→ **Exercise objective**
Quote, verbatim, all material below, without pictures.

-- start of Given material --

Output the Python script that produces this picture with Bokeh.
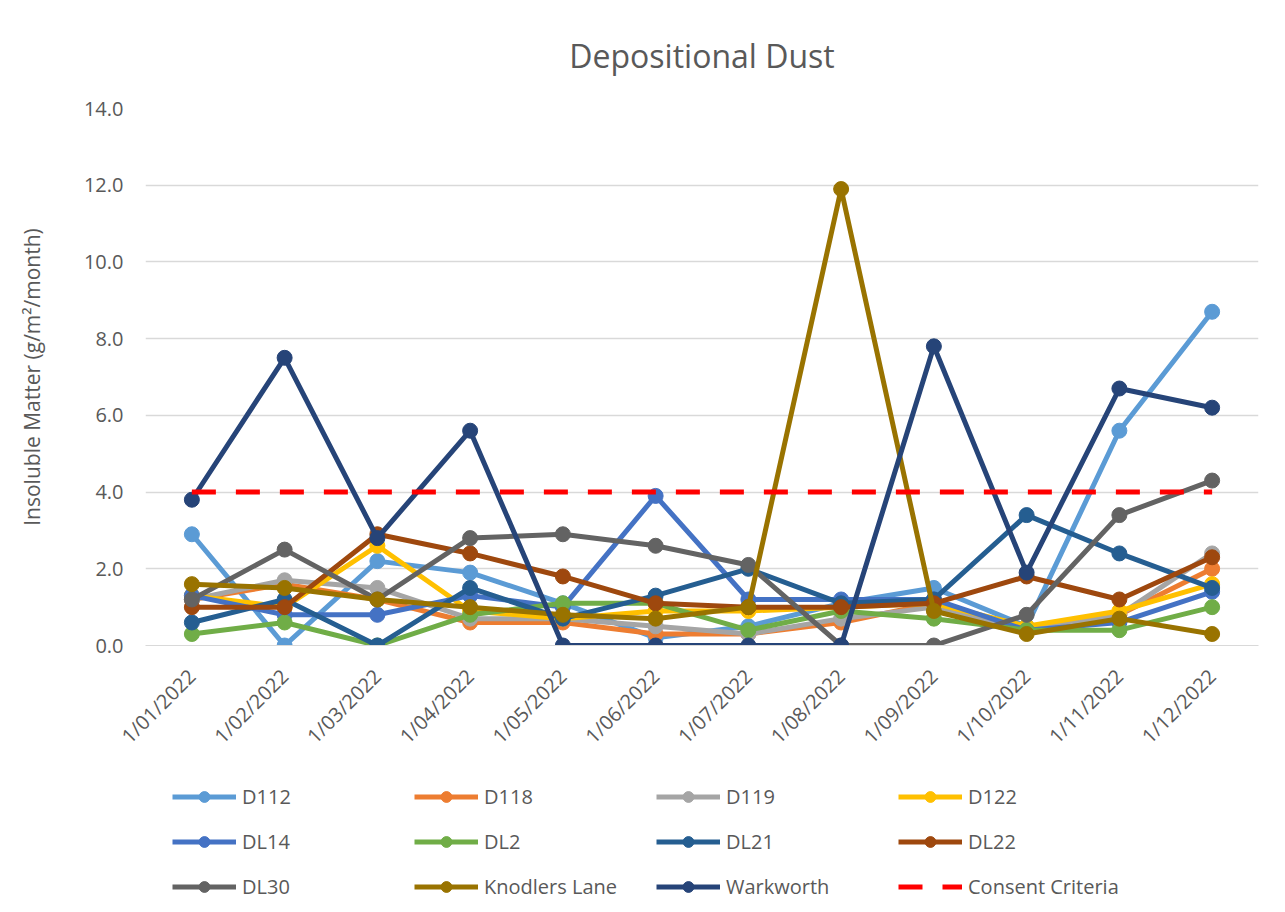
import math
from bokeh.plotting import figure
from bokeh.layouts import column
from bokeh.models import Legend, LegendItem, FactorRange, Range1d, NumeralTickFormatter, SingleIntervalTicker
from bokeh.embed import file_html
from bokeh.resources import INLINE

months = ["1/01/2022", "1/02/2022", "1/03/2022", "1/04/2022", "1/05/2022", "1/06/2022",
          "1/07/2022", "1/08/2022", "1/09/2022", "1/10/2022", "1/11/2022", "1/12/2022"]

d112 = [2.9, 0.0, 2.2, 1.9, 1.1, 0.2, 0.5, 1.1, 1.5, 0.5, 5.6, 8.7]
d118 = [1.2, 1.6, 1.2, 0.6, 0.6, 0.3, 0.3, 0.6, 1.1, 0.4, 0.8, 2.0]
d119 = [1.2, 1.7, 1.5, 0.7, 0.7, 0.5, 0.3, 0.7, 1.0, 0.4, 0.8, 2.4]
d122 = [1.3, 1.0, 2.6, 0.9, 0.7, 0.9, 0.9, 1.0, 1.1, 0.5, 0.9, 1.6]
dl14 = [1.3, 0.8, 0.8, 1.3, 1.0, 3.9, 1.2, 1.2, 1.2, 0.4, 0.6, 1.4]
dl2 = [0.3, 0.6, 0.0, 0.8, 1.1, 1.1, 0.4, 0.9, 0.7, 0.4, 0.4, 1.0]
dl21 = [0.6, 1.2, 0.0, 1.5, 0.7, 1.3, 2.0, 1.1, 1.2, 3.4, 2.4, 1.5]
dl22 = [1.0, 1.0, 2.9, 2.4, 1.8, 1.1, 1.0, 1.0, 1.1, 1.8, 1.2, 2.3]
dl30 = [1.2, 2.5, 1.2, 2.8, 2.9, 2.6, 2.1, 0.0, 0.0, 0.8, 3.4, 4.3]
knodlers = [1.6, 1.5, 1.2, 1.0, 0.8, 0.7, 1.0, 11.9, 0.9, 0.3, 0.7, 0.3]
warkworth = [3.8, 7.5, 2.8, 5.6, 0.0, 0.0, 0.0, 0.0, 7.8, 1.9, 6.7, 6.2]
consent = [4.0] * 12

series = [
    ("D112", d112, "#5B9BD5"),
    ("D118", d118, "#ED7D31"),
    ("D119", d119, "#A5A5A5"),
    ("D122", d122, "#FFC000"),
    ("DL14", dl14, "#4472C4"),
    ("DL2", dl2, "#70AD47"),
    ("DL21", dl21, "#255E91"),
    ("DL22", dl22, "#9E480E"),
    ("DL30", dl30, "#636363"),
    ("Knodlers Lane", knodlers, "#997300"),
    ("Warkworth", warkworth, "#264478"),
]

FONT = "Open Sans"
TXT = "#595959"
LW = 5
MS = 15

p = figure(width=1280, height=770, x_range=FactorRange(*months), y_range=Range1d(0, 14),
           output_backend="svg", toolbar_location=None, title="Depositional Dust",
           min_border_left=145, min_border_right=22, min_border_top=107, min_border_bottom=125)

p.title.align = "center"
p.title.text_font = FONT
p.title.text_font_size = "32px"
p.title.text_font_style = "normal"
p.title.text_color = TXT
p.title.standoff = 63

p.outline_line_color = None
p.background_fill_color = "white"
p.border_fill_color = "white"

p.yaxis.ticker = SingleIntervalTicker(interval=2)
p.yaxis.formatter = NumeralTickFormatter(format="0.0")
p.yaxis.axis_label = "Insoluble Matter (g/m²/month)"
p.yaxis.axis_label_text_font = FONT
p.yaxis.axis_label_text_font_size = "21px"
p.yaxis.axis_label_text_font_style = "normal"
p.yaxis.axis_label_text_color = TXT
p.yaxis.axis_label_standoff = 35
p.yaxis.axis_line_color = None
p.yaxis.major_label_standoff = 22

p.xaxis.major_label_orientation = math.pi / 4
p.xaxis.axis_line_color = "#d9d9d9"
p.xaxis.major_label_standoff = 27

for ax in (p.xaxis, p.yaxis):
    ax.major_tick_line_color = None
    ax.minor_tick_line_color = None
    ax.major_tick_out = 0
    ax.major_tick_in = 0
    ax.minor_tick_out = 0
    ax.major_label_text_font = FONT
    ax.major_label_text_font_size = "20px"
    ax.major_label_text_color = TXT

p.xgrid.grid_line_color = None
p.ygrid.grid_line_color = "#d9d9d9"
p.ygrid.grid_line_width = 1.5

for name, vals, col in series:
    p.line(months, vals, line_color=col, line_width=LW)
    p.scatter(months, vals, size=MS, fill_color=col, line_color=col)
p.line(months, consent, line_color="#FF0000", line_width=LW, line_dash="24 20")

# legend strip (separate figure, hidden renderers carry the legend glyph styles)
q = figure(width=1280, height=134, x_range=FactorRange(*months), y_range=Range1d(0, 14),
           output_backend="svg", toolbar_location=None, x_axis_location=None, y_axis_location=None,
           min_border=0)
q.outline_line_color = None
q.grid.grid_line_color = None
q.border_fill_color = "white"

items = []
for name, vals, col in series:
    r1 = q.line(months, vals, line_color=col, line_width=LW, visible=False)
    r2 = q.scatter(months, vals, size=MS, fill_color=col, line_color=col, visible=False)
    items.append(LegendItem(label=name, renderers=[r1, r2]))
rc = q.line(months, consent, line_color="#FF0000", line_width=LW, line_dash="24 20", visible=False)
items.append(LegendItem(label="Consent Criteria", renderers=[rc]))

lg = Legend(items=items, ncols=4, orientation="horizontal", location=(27, 4),
            glyph_width=64, glyph_height=27, label_standoff=6, label_width=154,
            label_height=27, spacing=18, padding=0, margin=0,
            label_text_font=FONT, label_text_font_size="20px", label_text_color=TXT,
            border_line_color=None, background_fill_alpha=0, inactive_fill_alpha=0)
q.add_layout(lg)

layout = column(p, q)
open("out.html", "w").write(file_html(layout, INLINE))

-- end of Given material --

→ **Solution to this problem**
Output the Python script that produces this picture with Bokeh.
import math
from bokeh.plotting import figure
from bokeh.layouts import column
from bokeh.models import Legend, LegendItem, FactorRange, Range1d, NumeralTickFormatter, SingleIntervalTicker
from bokeh.embed import file_html
from bokeh.resources import INLINE

months = ["1/01/2022", "1/02/2022", "1/03/2022", "1/04/2022", "1/05/2022", "1/06/2022",
          "1/07/2022", "1/08/2022", "1/09/2022", "1/10/2022", "1/11/2022", "1/12/2022"]

d112 = [2.9, 0.0, 2.2, 1.9, 1.1, 0.2, 0.5, 1.1, 1.5, 0.5, 5.6, 8.7]
d118 = [1.2, 1.6, 1.2, 0.6, 0.6, 0.3, 0.3, 0.6, 1.1, 0.4, 0.8, 2.0]
d119 = [1.2, 1.7, 1.5, 0.7, 0.7, 0.5, 0.3, 0.7, 1.0, 0.4, 0.8, 2.4]
d122 = [1.3, 1.0, 2.6, 0.9, 0.7, 0.9, 0.9, 1.0, 1.1, 0.5, 0.9, 1.6]
dl14 = [1.3, 0.8, 0.8, 1.3, 1.0, 3.9, 1.2, 1.2, 1.2, 0.4, 0.6, 1.4]
dl2 = [0.3, 0.6, 0.0, 0.8, 1.1, 1.1, 0.4, 0.9, 0.7, 0.4, 0.4, 1.0]
dl21 = [0.6, 1.2, 0.0, 1.5, 0.7, 1.3, 2.0, 1.1, 1.2, 3.4, 2.4, 1.5]
dl22 = [1.0, 1.0, 2.9, 2.4, 1.8, 1.1, 1.0, 1.0, 1.1, 1.8, 1.2, 2.3]
dl30 = [1.2, 2.5, 1.2, 2.8, 2.9, 2.6, 2.1, 0.0, 0.0, 0.8, 3.4, 4.3]
knodlers = [1.6, 1.5, 1.2, 1.0, 0.8, 0.7, 1.0, 11.9, 0.9, 0.3, 0.7, 0.3]
warkworth = [3.8, 7.5, 2.8, 5.6, 0.0, 0.0, 0.0, 0.0, 7.8, 1.9, 6.7, 6.2]
consent = [4.0] * 12

series = [
    ("D112", d112, "#5B9BD5"),
    ("D118", d118, "#ED7D31"),
    ("D119", d119, "#A5A5A5"),
    ("D122", d122, "#FFC000"),
    ("DL14", dl14, "#4472C4"),
    ("DL2", dl2, "#70AD47"),
    ("DL21", dl21, "#255E91"),
    ("DL22", dl22, "#9E480E"),
    ("DL30", dl30, "#636363"),
    ("Knodlers Lane", knodlers, "#997300"),
    ("Warkworth", warkworth, "#264478"),
]

FONT = "Open Sans"
TXT = "#595959"
LW = 5
MS = 15

p = figure(width=1280, height=770, x_range=FactorRange(*months), y_range=Range1d(0, 14),
           output_backend="svg", toolbar_location=None, title="Depositional Dust",
           min_border_left=145, min_border_right=22, min_border_top=107, min_border_bottom=125)

p.title.align = "center"
p.title.text_font = FONT
p.title.text_font_size = "32px"
p.title.text_font_style = "normal"
p.title.text_color = TXT
p.title.standoff = 63

p.outline_line_color = None
p.background_fill_color = "white"
p.border_fill_color = "white"

p.yaxis.ticker = SingleIntervalTicker(interval=2)
p.yaxis.formatter = NumeralTickFormatter(format="0.0")
p.yaxis.axis_label = "Insoluble Matter (g/m²/month)"
p.yaxis.axis_label_text_font = FONT
p.yaxis.axis_label_text_font_size = "21px"
p.yaxis.axis_label_text_font_style = "normal"
p.yaxis.axis_label_text_color = TXT
p.yaxis.axis_label_standoff = 35
p.yaxis.axis_line_color = None
p.yaxis.major_label_standoff = 22

p.xaxis.major_label_orientation = math.pi / 4
p.xaxis.axis_line_color = "#d9d9d9"
p.xaxis.major_label_standoff = 27

for ax in (p.xaxis, p.yaxis):
    ax.major_tick_line_color = None
    ax.minor_tick_line_color = None
    ax.major_tick_out = 0
    ax.major_tick_in = 0
    ax.minor_tick_out = 0
    ax.major_label_text_font = FONT
    ax.major_label_text_font_size = "20px"
    ax.major_label_text_color = TXT

p.xgrid.grid_line_color = None
p.ygrid.grid_line_color = "#d9d9d9"
p.ygrid.grid_line_width = 1.5

for name, vals, col in series:
    p.line(months, vals, line_color=col, line_width=LW)
    p.scatter(months, vals, size=MS, fill_color=col, line_color=col)
p.line(months, consent, line_color="#FF0000", line_width=LW, line_dash="24 20")

# legend strip (separate figure, hidden renderers carry the legend glyph styles)
q = figure(width=1280, height=134, x_range=FactorRange(*months), y_range=Range1d(0, 14),
           output_backend="svg", toolbar_location=None, x_axis_location=None, y_axis_location=None,
           min_border=0)
q.outline_line_color = None
q.grid.grid_line_color = None
q.border_fill_color = "white"

items = []
for name, vals, col in series:
    r1 = q.line(months, vals, line_color=col, line_width=LW, visible=False)
    r2 = q.scatter(months, vals, size=MS, fill_color=col, line_color=col, visible=False)
    items.append(LegendItem(label=name, renderers=[r1, r2]))
rc = q.line(months, consent, line_color="#FF0000", line_width=LW, line_dash="24 20", visible=False)
items.append(LegendItem(label="Consent Criteria", renderers=[rc]))

lg = Legend(items=items, ncols=4, orientation="horizontal", location=(27, 4),
            glyph_width=64, glyph_height=27, label_standoff=6, label_width=154,
            label_height=27, spacing=18, padding=0, margin=0,
            label_text_font=FONT, label_text_font_size="20px", label_text_color=TXT,
            border_line_color=None, background_fill_alpha=0, inactive_fill_alpha=0)
q.add_layout(lg)

layout = column(p, q)
open("out.html", "w").write(file_html(layout, INLINE))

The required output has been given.